• [STATED TASK]: Give an exact copy of every line, leaving images out.

• [MATERIAL PROVIDED]:
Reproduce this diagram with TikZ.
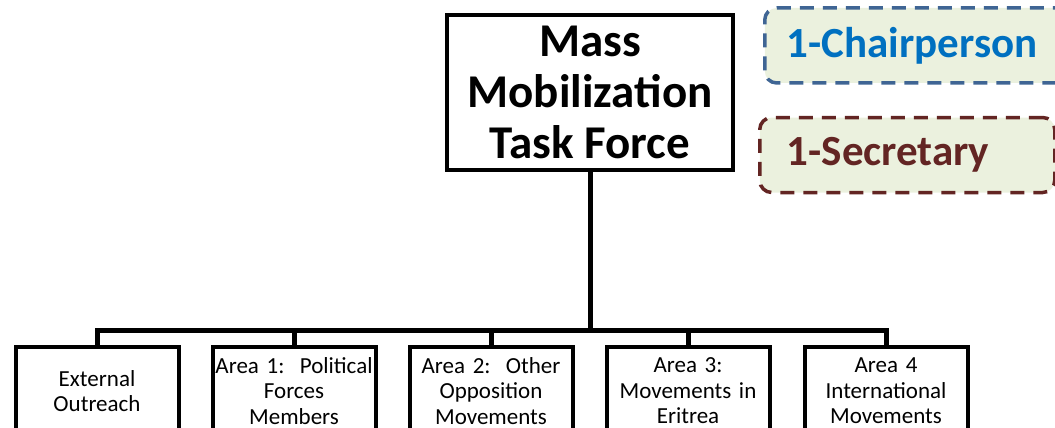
\documentclass[tikz,border=0pt]{standalone}
\usepackage{fontspec}
\setmainfont{Carlito}
\frenchspacing
\usetikzlibrary{positioning}
\definecolor{notefill}{HTML}{EBF1DE}
\definecolor{chairline}{HTML}{3F6594}
\definecolor{chairtext}{HTML}{0070C0}
\definecolor{secline}{HTML}{632523}
\tikzstyle{taskbox}=[draw,line width=4pt,minimum width=286pt,minimum height=155pt,inner sep=0pt,align=center,font=\bfseries\fontsize{47}{51}\selectfont]
\tikzstyle{areabox}=[draw,line width=4pt,minimum width=163pt,minimum height=88pt,inner sep=0pt,text width=160pt,align=center,font=\fontsize{23}{25.5}\selectfont]
\tikzstyle{notebox}=[draw,dash pattern=on 14pt off 9pt,line width=3.5pt,rounded corners=12pt,fill=notefill,anchor=west,minimum height=75pt,align=left,font=\bfseries\fontsize{43}{48}\selectfont]
\tikzstyle{bus}=[draw,line width=5pt]

\begin{document}
\begin{tikzpicture}[x=1pt,y=-1pt]
    \useasboundingbox (0,0) rectangle (1055,428);

    % top box and the two notes
    \node[taskbox] (task) at (590,92.5) {Mass\\Mobilization\\Task Force};
    \node[notebox,draw=chairline,text=chairtext,inner xsep=22pt,text width=270pt] (chair) at (763,45.5) {1-Chairperson};
    \node[notebox,draw=secline,text=secline,inner xsep=27pt,text width=241pt] (secr) at (758,155) {1-Secretary};

    % the areas
    \coordinate (hub) at (590,330);
    \foreach \x/\name/\txt in {97/ext/{External\\Outreach}, 294/area1/{Area 1:~ Political\\Forces\\Members}, 491/area2/{Area 2:~ Other\\Opposition\\Movements}, 688/area3/{Area 3:\\Movements in\\Eritrea}, 886/area4/{Area 4\\International\\Movements}}
        \node[areabox] (\name) at (\x,391) {\txt};

    % connect them
    \path[bus] (task.south) -- (hub);
    \foreach \name in {ext,area1,area2,area3,area4}
        \path[bus] (\name.north) |- (hub);
\end{tikzpicture}
\end{document}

• [THE COMPLETED TASK]:
Reproduce this diagram with TikZ.
\documentclass[tikz,border=0pt]{standalone}
\usepackage{fontspec}
\setmainfont{Carlito}
\frenchspacing
\usetikzlibrary{positioning}
\definecolor{notefill}{HTML}{EBF1DE}
\definecolor{chairline}{HTML}{3F6594}
\definecolor{chairtext}{HTML}{0070C0}
\definecolor{secline}{HTML}{632523}
\tikzstyle{taskbox}=[draw,line width=4pt,minimum width=286pt,minimum height=155pt,inner sep=0pt,align=center,font=\bfseries\fontsize{47}{51}\selectfont]
\tikzstyle{areabox}=[draw,line width=4pt,minimum width=163pt,minimum height=88pt,inner sep=0pt,text width=160pt,align=center,font=\fontsize{23}{25.5}\selectfont]
\tikzstyle{notebox}=[draw,dash pattern=on 14pt off 9pt,line width=3.5pt,rounded corners=12pt,fill=notefill,anchor=west,minimum height=75pt,align=left,font=\bfseries\fontsize{43}{48}\selectfont]
\tikzstyle{bus}=[draw,line width=5pt]

\begin{document}
\begin{tikzpicture}[x=1pt,y=-1pt]
    \useasboundingbox (0,0) rectangle (1055,428);

    % top box and the two notes
    \node[taskbox] (task) at (590,92.5) {Mass\\Mobilization\\Task Force};
    \node[notebox,draw=chairline,text=chairtext,inner xsep=22pt,text width=270pt] (chair) at (763,45.5) {1-Chairperson};
    \node[notebox,draw=secline,text=secline,inner xsep=27pt,text width=241pt] (secr) at (758,155) {1-Secretary};

    % the areas
    \coordinate (hub) at (590,330);
    \foreach \x/\name/\txt in {97/ext/{External\\Outreach}, 294/area1/{Area 1:~ Political\\Forces\\Members}, 491/area2/{Area 2:~ Other\\Opposition\\Movements}, 688/area3/{Area 3:\\Movements in\\Eritrea}, 886/area4/{Area 4\\International\\Movements}}
        \node[areabox] (\name) at (\x,391) {\txt};

    % connect them
    \path[bus] (task.south) -- (hub);
    \foreach \name in {ext,area1,area2,area3,area4}
        \path[bus] (\name.north) |- (hub);
\end{tikzpicture}
\end{document}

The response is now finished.